Walsall are currently in the process of securing the lease for The Saddlers Club – a venue based on the land surrounding the Banks’s Stadium – that recently went out of business. The building needs significant repair work, with fans worried the cost of that would then see the rent paid to Suffolk Life increased.
But Gamble said that will not be the case. “The Saddlers Club has gone out of business and a forfeiture of the lease needs to happen with the land registry for it to officially come back into our hands under the larger stadium lease,” he said. “I’m hoping in the next six months is we will be able to finalise that position.
“We will then be in a position where we can decide what to do with it.
“Having reviewed the building, it does need significant investment. But the rent would only go up if the landlord paid for it. If Suffolk Life paid for it.”
Maintenance work the club does need to undertake are repairs to the Bescot Bar which is dated and has been found to be leaking this season.

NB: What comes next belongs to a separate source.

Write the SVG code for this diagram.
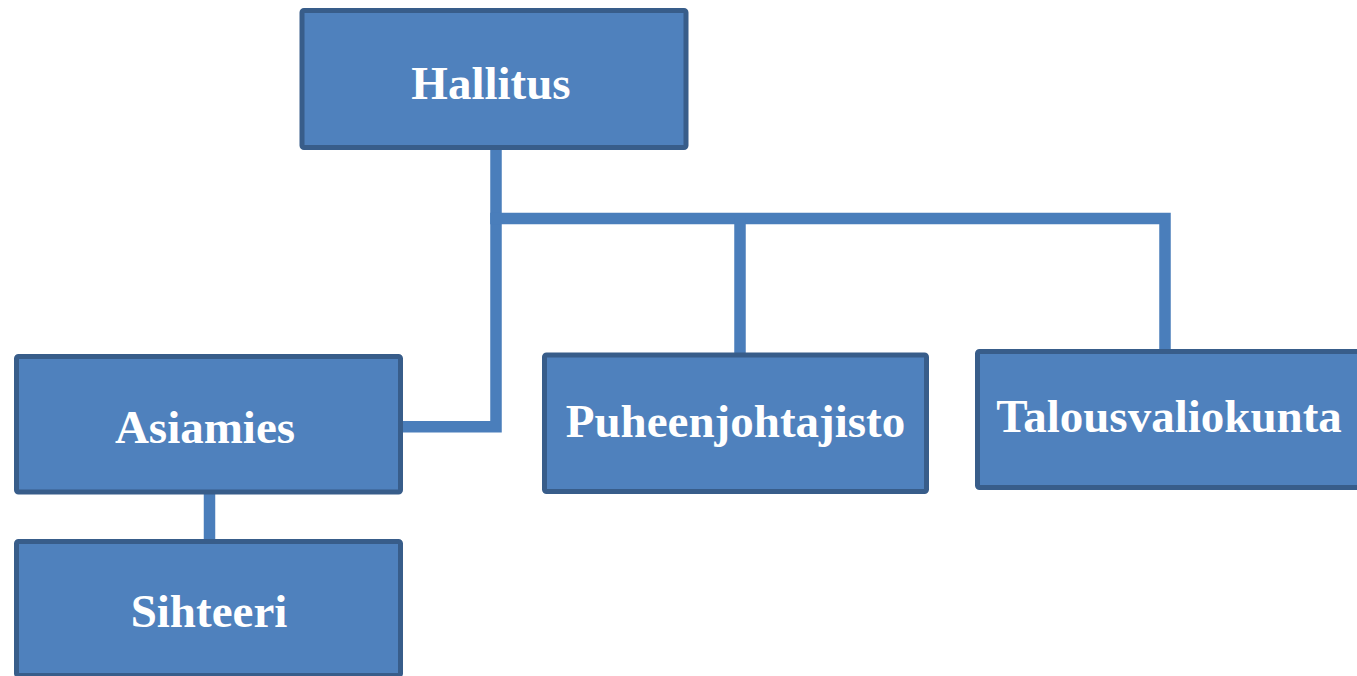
<svg xmlns="http://www.w3.org/2000/svg" width="1357" height="676" viewBox="0 0 1357 676">
<style>
.box{fill:#4f81bd;stroke:#385d8a;stroke-width:5}
.lbl{fill:#ffffff;font-family:"Liberation Serif","Times New Roman",serif;font-weight:bold;font-size:47px;text-anchor:middle}
.conn{fill:none;stroke:#4a7ebb;stroke-width:11.5;stroke-linejoin:miter;stroke-linecap:butt}
</style>
<rect width="1357" height="676" fill="#ffffff"/>
<g id="connectors">
<polyline class="conn" points="496,150 496,426.7 402,426.7"/>
<polyline class="conn" points="490.2,218.5 1165,218.5 1165,350"/>
<line class="conn" x1="740" y1="218.5" x2="740" y2="353"/>
<line class="conn" x1="209.5" y1="493" x2="209.5" y2="541"/>
</g>
<g id="hallitus">
<rect class="box" x="302" y="10.5" width="384" height="137" rx="2"/>
<text class="lbl" x="491" y="98.5">Hallitus</text>
</g>
<g id="asiamies">
<rect class="box" x="16.5" y="356.5" width="384" height="135.5" rx="2"/>
<text class="lbl" x="205" y="443.3">Asiamies</text>
</g>
<g id="sihteeri">
<rect class="box" x="16.5" y="541.5" width="384" height="134" rx="2"/>
<text class="lbl" x="209" y="627.3">Sihteeri</text>
</g>
<g id="puheenjohtajisto">
<rect class="box" x="544.5" y="355" width="382" height="136.5" rx="2"/>
<text class="lbl" x="735.5" y="437.3">Puheenjohtajisto</text>
</g>
<g id="talousvaliokunta">
<rect class="box" x="977.5" y="351.5" width="384" height="136" rx="2"/>
<text class="lbl" x="1169" y="432.3">Talousvaliokunta</text>
</g>
</svg>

The club also had an issue over the Christmas period with toilets flooding.
But Gamble moved to reassure fans the club is working to improve facilities for them on a match day. “The stadium is 30 years old so maintenance is something that is now always on-going,” he added.
“We have a programme of renovations going on at the moment. And there has been significant investment from the club in that.
“The toilets aren’t perfect, we know that. There have been a couple of incidents, particularly on Boxing Day, where there was a perfect storm of everything going wrong.
“There were floods. They are not perfect and they are not luxurious and we are looking at ways to improve them.
“We also have plans for improving the Bescot Bar, we are just putting all the pieces together for that.
“What we don’t want to do is promise something now and not deliver it.
“When we are in a position to let supporters know what the plans are we will do that.
“But the facilities behind the goal, the Bescot Bar is poor. It’s been the same facility for the past 30 years and it is the next area that needs addressing.”